Sometime next year an extraordinary building will open it's doors and tens of thousands of people will press to pass through. Before they do, however, there will be inevitable VIP events and champagne toasts. Corks popping will make a short-lived media splash, but history will not widely remember those celebrations. For many thousands of people the new train station beneath the ghost of the former World Trade Center in New York City will be a way-station on daily trajectories between work, home, and all the many places in between. No doubt a portion of those masses will marvel at the inspiring subterranean space. Artful architecture and modern urban planning rarely share much these days, with budgets endlessly tight because of scant, sad public willingness to invest in enterprises that don’t present immediate, tangible returns-on-investment.
This place is supposed to be different. The brain-child of renowned Spanish architect Santiago Calatrava, the World Trade Center Port Authority Trans-Hudson Transportation Hub (WTC PATH) transit terminal has been designed as a declaration of humanity’s churning, ceaseless energy, and its relentless need to move. In so doing it also becomes a statement of optimistic resolve and a repudiation of the terror that gripped the city above at the turn of the century . That the transit station will provoke many to stop in their tracks and consider the context of space and circumstance rising from the very spot where the Towers fell only amplifies the value of committing public money to making our living spaces more than merely functional.

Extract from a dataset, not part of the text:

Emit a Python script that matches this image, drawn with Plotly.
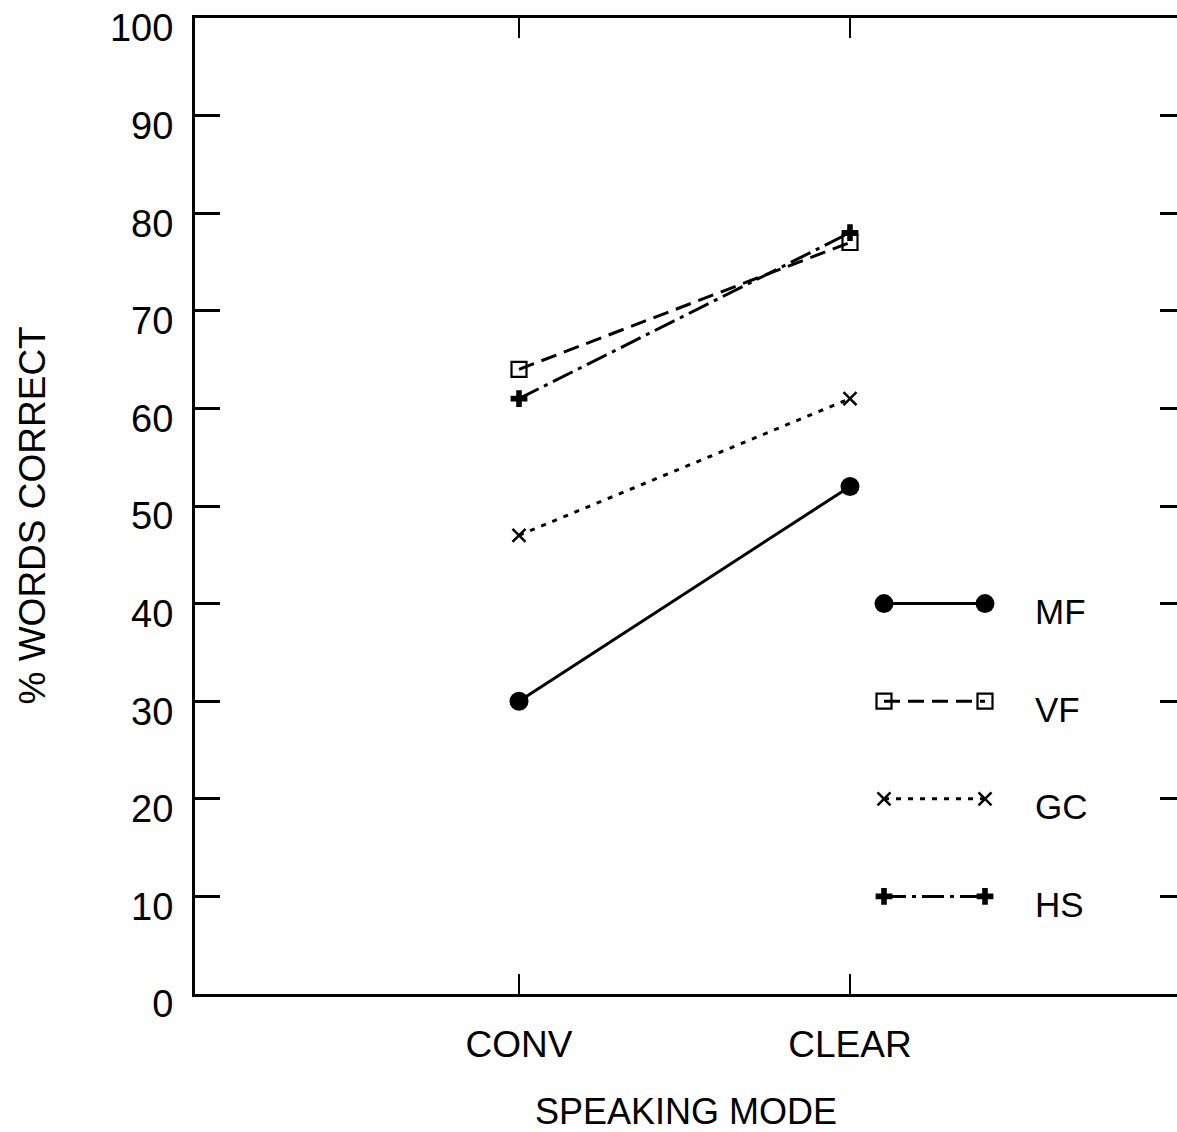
import plotly.graph_objects as go

# ---- data ----
modes = ["CONV", "CLEAR"]
series_names = ["MF", "VF", "GC", "HS"]
mf = [30, 52]
vf = [64, 77]
gc = [47, 61]
hs = [61, 78]
y_ticks = [0, 10, 20, 30, 40, 50, 60, 70, 80, 90, 100]

values = [mf, vf, gc, hs]
styles = [
    dict(symbol="circle", size=19, dash="solid", mline=0),
    dict(symbol="square-open", size=15, dash="16px,8px", mline=2.2),
    dict(symbol="x-thin-open", size=13, dash="5px,7px", mline=2.5),
    dict(symbol="cross", size=14, dash="22px,6px,4px,6px", mline=0),
]

W, H = 1177, 1132
L, T, B = 195, 18, 138
plot_w = W - L
plot_h = H - T - B

xpos = [1, 2]
x_range = [1 - 324 / 331, 2 + (plot_w - 655) / 331]

font_fam = "Liberation Sans, Arial, sans-serif"

fig = go.Figure()
for name, vals, st in zip(series_names, values, styles):
    fig.add_trace(go.Scatter(
        x=xpos, y=vals, name=name, mode="lines+markers",
        line=dict(color="black", width=3, dash=st["dash"]),
        marker=dict(symbol=st["symbol"], size=st["size"], color="black",
                    line=dict(color="black", width=st["mline"])),
        showlegend=False, cliponaxis=False,
    ))

# custom key drawn on an overlay axis: two markers joined by a line
key_x0 = (884 - L) / plot_w
key_x1 = (985 - L) / plot_w
key_tx = (1033 - L) / plot_w
for i, (name, st) in enumerate(zip(series_names, styles)):
    ky = 40 - 10 * i
    fig.add_trace(go.Scatter(
        x=[key_x0, key_x1], y=[ky, ky], mode="lines+markers",
        xaxis="x2", yaxis="y2",
        line=dict(color="black", width=3, dash=st["dash"]),
        marker=dict(symbol=st["symbol"], size=st["size"], color="black",
                    line=dict(color="black", width=st["mline"])),
        showlegend=False, hoverinfo="skip", cliponaxis=False,
    ))
    fig.add_annotation(x=key_tx, y=ky, xref="x2", yref="y2", text=name,
                       showarrow=False, xanchor="left", yanchor="middle",
                       yshift=-8,
                       font=dict(size=35, color="black", family=font_fam))

# y-axis title as annotation (placed like the original)
fig.add_annotation(
    x=0, y=(H - B - 516) / plot_h, xref="paper", yref="paper",
    text="% WORDS CORRECT", textangle=-90, showarrow=False,
    xanchor="center", yanchor="middle", xshift=31.5 - L,
    font=dict(size=37, color="black", family=font_fam),
)

fig.update_layout(
    width=W, height=H,
    margin=dict(l=L, r=0, t=T, b=B, pad=0),
    paper_bgcolor="white", plot_bgcolor="white",
    font=dict(family=font_fam, color="black"),
    xaxis=dict(
        range=x_range, tickmode="array", tickvals=xpos, ticktext=modes,
        ticks="inside", ticklen=20, tickwidth=2, tickcolor="black",
        showline=True, linewidth=3, linecolor="black", mirror="ticks",
        showgrid=False, zeroline=False,
        tickfont=dict(size=37, family=font_fam),
        title=dict(text="SPEAKING MODE", font=dict(size=36, family=font_fam), standoff=40),
        ticklabelstandoff=16, automargin=False,
    ),
    yaxis=dict(
        range=[0, 100], tickmode="array", tickvals=y_ticks,
        ticks="inside", ticklen=25, tickwidth=3, tickcolor="black",
        showline=True, linewidth=3, linecolor="black", mirror=False,
        showgrid=False, zeroline=False,
        tickfont=dict(size=38, family=font_fam),
        ticklabelstandoff=11, ticklabelshift=10,
        ticklabeloverflow="allow", automargin=False,
    ),
    xaxis2=dict(range=[0, 1], overlaying="x", visible=False, fixedrange=True),
    yaxis2=dict(
        range=[0, 100], overlaying="y", side="right", tickmode="array",
        tickvals=y_ticks[1:-1], ticks="inside", ticklen=17, tickwidth=3,
        tickcolor="black", showline=False, showticklabels=False,
        showgrid=False, zeroline=False, automargin=False,
    ),
    showlegend=False,
)

fig.write_html("out.html", config={"displayModeBar": False},
               post_script="document.body.style.margin='0px';")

During the actual construction of the place, remarkable discoveries were made on the site, including a wooden sailing ship centuries old. There has been lots of living done in this very spot; we might not have known about much of it had there not been horrific cause to see what lay beneath. The discoveries remind us that none of us every really know how long any of us will be tenants anywhere.
The transit station project has been monstrously contentious, as big projects are wont to do. Fights over form, function, authorship, and ownership have made it hard to complete beyond the obvious challenges of simply building the audacious, daring structure. But the people who’ve been actually hammering the thing together are proud, and like Pygmalion’s Galatea, the place is starting to become more real and more moving with every new girder and lighting fixture.
Soon it will open. Soon. When it does and the world floods in on hurried feet, ubiquitous video, and endless photographs, few people will notice a vital feature of the space, moving in silent sync .
Inside the massive construction, even before the official “Day 1”, will be an unsung retinue of labor who seem to embody the place as if they had been there for decades. Impossible, of course – – the paint isn’t even dry yet—but they’ll be present from the moment it opens. For the many custodians and janitors and facilities maintenance people there comes a wearying knowledge that those many travelers and photographers and lookie-loos who pass through with wide child-like eyes will hardly notice them at all.
You know who I’m talking about. These are the folks who will inevitably be pushing grey, hard rubber custodial carts filled with bottles of solvents and cleaning fluids, rubber gloves and paper towels. They will have faces lined with tired streaks like worn out stream beds, aware that their days in this gleaming, vital transit jewel will almost never take them on the journeys of the more colorfully dressed masses around them. In rough green or grey work pants hanging askew from their hips like ill-hung paintings, they’ll spend their days cleaning up after the masses of the many people scurrying to catch trains and taxis. They’ll know where the carefully sequestered supply rooms are and where to attach their discrete hoses for bigger clean up jobs. They’ll have an out-of-sight break room where they’ll leave their winter coats in January, and there will also be a manager’s office somewhere where they’ll go to ask for the day off one Sunday afternoon to attend their niece’s first communion. They’ll keep the place functional and organized; they’re the blood of its operations, and like blood, they’ll likely be invisible most of the time.
In the main hall the ceiling will soar above everyone, underground, with near magical light shining on opportunities and courageous perseverance and solidified resolutions of city officials, consultants by the score, and financiers. The transit station will declare the power of some, but it will profoundly serve the diverse needs of all.
The place is not yet open, but if you take a quiet moment and consider what’s coming, this should not be a surprise: the space will be a collision of imaginings. Lives that would not normally cross will intersect everyday. They may already do so now in a million ways everyday, all over the world, but here in this rare, gleaming new space, those imaginings will be given brightly lit, freshly scrubbed visages. Would that we stop once in a while, from whichever group we may happen to be, and notice how they all intersect, and share in the process of making mere steel and stone something that lives and breathes.